As the date for the invasion of Europe approached, SOE rushed to reinforce its networks in France. On the night of 8/9 April 1944, Canadian Jean-Paul Archambaud (code named Chico) parachuted into France. He was charged with organizing the resistance in Ain Department. Another Canadian, Guy D'Artois (code named Dieudonne) parachuted into France on 23/24 May. With D'Artois was Joseph Gerard Litalien, a 17-year old American who became the all-important wireless operator of the Ditcher network. Litalien's French was poor so Browne-Bartoli assigned him an escort and kept him away from populated areas. He sent D'Artois to organize the maquis in Charolles.

===After D-Day===
Browne-Bartroli had armed and equipped 200 maquis who began small scale sabotage of rails and roads immediately after the Allied invasion on 6 June 1944. The many different maquis groups throughout France were loosely collected and organized as the French Forces of the Interior (FFI) adhering to the leadership of Charles de Gaulle. From a few dozen canisters of weapon and equipment dropped by parachute before D-Day, the air drops of arms and equipment increased from dozens of canisters monthly to more than five hundred. Browne-Bertoli and his operatives armed about 3,000 maquis as new volunteers came forward and the means to train and equip them increased. From a massive air drop of weapon on 14 July, Browne-Bartroli armed 300 men of the communist Francs-Tireurs et Partisans (FTP), one of the maquis groups competing for arms from the SOE. With another large arms drop in early August, he declined to supply the FTP as they refused to fight in cooperation with the FFI. Browne-Bartroli and other SOE agents also avoided contact with the right-wing Armée secrète.

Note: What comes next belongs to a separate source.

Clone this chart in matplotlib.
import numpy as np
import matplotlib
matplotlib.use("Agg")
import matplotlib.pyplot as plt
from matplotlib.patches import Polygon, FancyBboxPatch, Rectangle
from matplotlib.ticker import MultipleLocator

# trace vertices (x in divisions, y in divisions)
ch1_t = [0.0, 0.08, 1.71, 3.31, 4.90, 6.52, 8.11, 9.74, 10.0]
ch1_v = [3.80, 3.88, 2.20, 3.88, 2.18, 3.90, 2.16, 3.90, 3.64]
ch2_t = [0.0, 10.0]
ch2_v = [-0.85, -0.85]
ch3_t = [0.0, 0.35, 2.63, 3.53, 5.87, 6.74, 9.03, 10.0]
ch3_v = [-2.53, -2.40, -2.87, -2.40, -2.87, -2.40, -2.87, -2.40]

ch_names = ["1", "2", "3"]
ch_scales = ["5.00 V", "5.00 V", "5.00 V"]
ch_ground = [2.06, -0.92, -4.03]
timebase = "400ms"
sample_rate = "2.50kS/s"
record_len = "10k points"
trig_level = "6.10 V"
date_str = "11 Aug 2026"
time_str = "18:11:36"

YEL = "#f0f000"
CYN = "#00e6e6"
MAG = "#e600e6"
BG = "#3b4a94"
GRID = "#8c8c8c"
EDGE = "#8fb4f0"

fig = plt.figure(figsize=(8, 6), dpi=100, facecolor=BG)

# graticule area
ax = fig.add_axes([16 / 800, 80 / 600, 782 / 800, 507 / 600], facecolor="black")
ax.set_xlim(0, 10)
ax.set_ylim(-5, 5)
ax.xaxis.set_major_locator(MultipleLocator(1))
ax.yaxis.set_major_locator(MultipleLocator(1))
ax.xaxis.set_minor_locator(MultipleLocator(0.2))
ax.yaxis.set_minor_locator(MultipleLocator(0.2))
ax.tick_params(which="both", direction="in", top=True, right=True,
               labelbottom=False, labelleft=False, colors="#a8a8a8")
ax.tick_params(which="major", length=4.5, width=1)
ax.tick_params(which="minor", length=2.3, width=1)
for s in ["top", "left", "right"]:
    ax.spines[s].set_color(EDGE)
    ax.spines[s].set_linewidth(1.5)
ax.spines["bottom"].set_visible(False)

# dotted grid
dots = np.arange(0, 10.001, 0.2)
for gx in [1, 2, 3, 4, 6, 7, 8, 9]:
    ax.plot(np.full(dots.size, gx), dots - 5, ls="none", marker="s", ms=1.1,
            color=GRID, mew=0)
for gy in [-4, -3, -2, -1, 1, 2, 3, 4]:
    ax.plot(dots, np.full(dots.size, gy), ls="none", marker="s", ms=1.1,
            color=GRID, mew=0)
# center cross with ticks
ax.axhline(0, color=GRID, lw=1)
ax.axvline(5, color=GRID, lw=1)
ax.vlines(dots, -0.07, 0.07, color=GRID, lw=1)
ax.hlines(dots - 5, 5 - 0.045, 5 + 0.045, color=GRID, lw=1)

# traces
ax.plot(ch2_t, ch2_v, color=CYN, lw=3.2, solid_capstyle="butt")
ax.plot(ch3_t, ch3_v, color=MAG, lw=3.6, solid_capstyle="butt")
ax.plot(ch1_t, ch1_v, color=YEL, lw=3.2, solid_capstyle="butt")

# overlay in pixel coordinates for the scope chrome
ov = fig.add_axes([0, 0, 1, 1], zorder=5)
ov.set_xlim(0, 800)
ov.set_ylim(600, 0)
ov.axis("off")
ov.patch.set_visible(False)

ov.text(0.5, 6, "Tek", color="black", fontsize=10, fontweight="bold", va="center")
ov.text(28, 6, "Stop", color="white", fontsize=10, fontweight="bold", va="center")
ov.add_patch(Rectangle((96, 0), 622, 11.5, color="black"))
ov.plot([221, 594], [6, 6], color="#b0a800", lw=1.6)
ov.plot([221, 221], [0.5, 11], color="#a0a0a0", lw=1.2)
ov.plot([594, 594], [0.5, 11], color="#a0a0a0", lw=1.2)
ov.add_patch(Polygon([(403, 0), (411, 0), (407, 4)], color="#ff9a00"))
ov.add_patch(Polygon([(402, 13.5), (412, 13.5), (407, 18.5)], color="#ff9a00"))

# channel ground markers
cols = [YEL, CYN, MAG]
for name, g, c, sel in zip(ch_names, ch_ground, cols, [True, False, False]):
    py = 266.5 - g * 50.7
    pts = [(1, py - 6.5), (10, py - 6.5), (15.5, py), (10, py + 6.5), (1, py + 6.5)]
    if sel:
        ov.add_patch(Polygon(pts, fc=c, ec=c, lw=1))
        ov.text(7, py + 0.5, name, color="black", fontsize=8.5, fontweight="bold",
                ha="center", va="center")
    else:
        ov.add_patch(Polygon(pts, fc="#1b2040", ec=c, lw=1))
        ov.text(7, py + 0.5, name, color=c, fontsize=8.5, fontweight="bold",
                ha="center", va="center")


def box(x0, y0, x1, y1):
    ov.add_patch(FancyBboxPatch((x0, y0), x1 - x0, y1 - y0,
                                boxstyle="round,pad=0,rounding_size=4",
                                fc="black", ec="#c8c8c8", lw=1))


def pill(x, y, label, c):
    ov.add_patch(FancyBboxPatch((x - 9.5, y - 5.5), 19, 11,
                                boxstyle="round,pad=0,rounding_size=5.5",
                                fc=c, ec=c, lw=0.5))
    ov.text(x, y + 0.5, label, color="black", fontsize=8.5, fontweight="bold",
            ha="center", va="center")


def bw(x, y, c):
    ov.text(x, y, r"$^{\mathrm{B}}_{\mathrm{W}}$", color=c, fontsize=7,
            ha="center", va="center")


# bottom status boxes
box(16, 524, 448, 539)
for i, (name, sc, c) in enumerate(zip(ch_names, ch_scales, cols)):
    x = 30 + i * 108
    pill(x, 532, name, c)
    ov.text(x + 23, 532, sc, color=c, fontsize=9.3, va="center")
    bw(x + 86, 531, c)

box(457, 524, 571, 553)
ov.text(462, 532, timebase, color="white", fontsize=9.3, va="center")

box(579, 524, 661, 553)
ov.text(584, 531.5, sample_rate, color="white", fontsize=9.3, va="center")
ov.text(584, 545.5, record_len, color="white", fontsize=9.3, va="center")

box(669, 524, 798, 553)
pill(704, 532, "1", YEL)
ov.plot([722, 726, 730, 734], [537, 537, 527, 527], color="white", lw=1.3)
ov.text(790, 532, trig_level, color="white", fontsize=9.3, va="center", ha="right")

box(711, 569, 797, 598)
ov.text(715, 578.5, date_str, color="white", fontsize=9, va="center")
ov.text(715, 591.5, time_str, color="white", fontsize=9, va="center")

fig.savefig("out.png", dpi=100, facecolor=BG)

The Germans struck back on August 11, attacking the maquis near the city of Cluny with a force estimated at 3,000 men with air support. The maquis helped by Browne-Bartroli and Guy D'Atois managed to fend off the Germans killing (they claimed) 400 and capturing much equipment at a cost of 12 maquis killed and part of the town damaged by bombing. Cluny was the first successful successful defense of a city in the region.

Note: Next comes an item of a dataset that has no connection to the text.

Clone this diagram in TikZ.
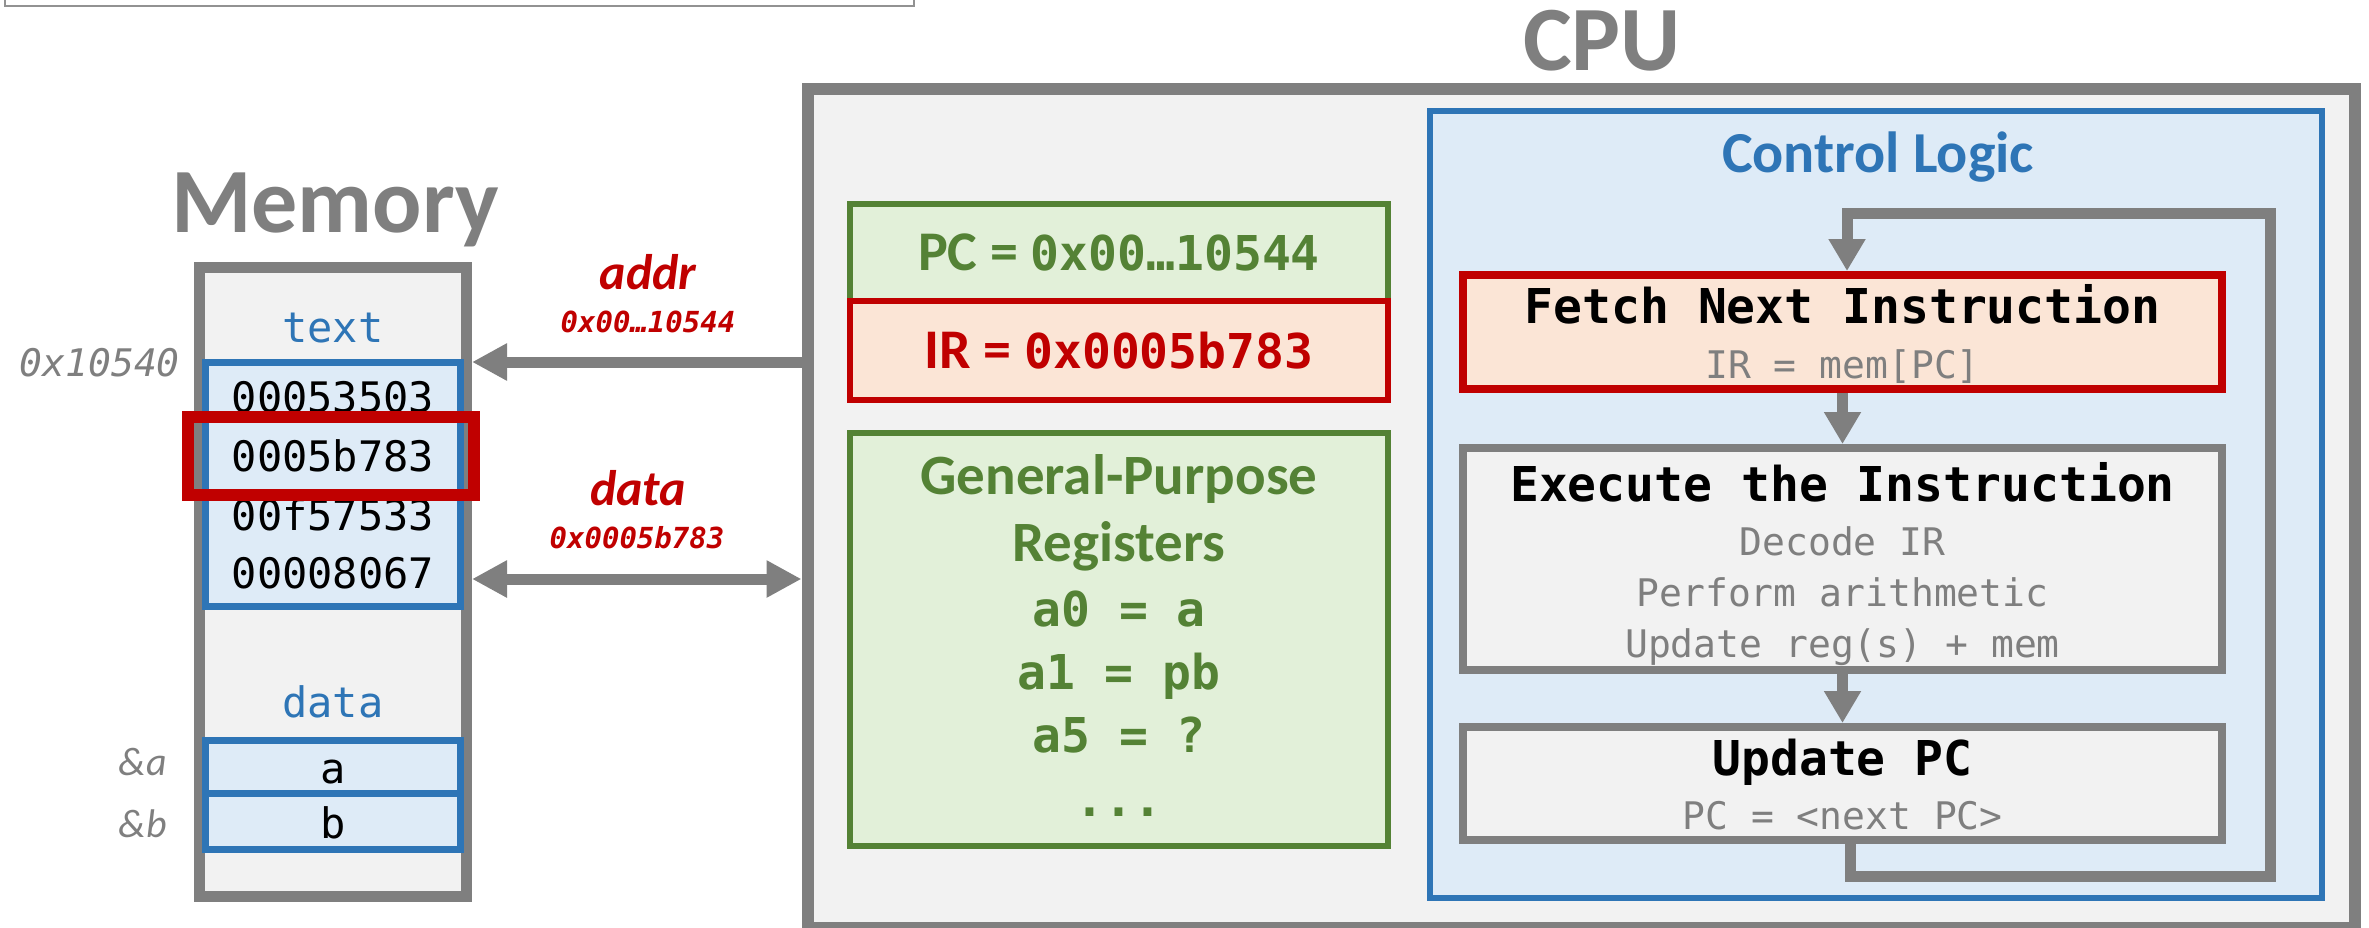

In early September 1944, allied armies captured the Burgundy region. Their work done, SOE called its agents, including Browne-Bartroli, to Paris and arranged their return to England.

==After the war==
Browne-Bartroli received the Distinguished Service Order (DSO) from the British government and the Croix de Guerre from the French government. He died in Madrid in 1967. In 2006, a plaque was placed in Ameugny in honor of Browne-Bartroli and his wireless operator, Joseph Litalien, and the large parachute drop of arms to the Maquis which occurred on 14 July 1944.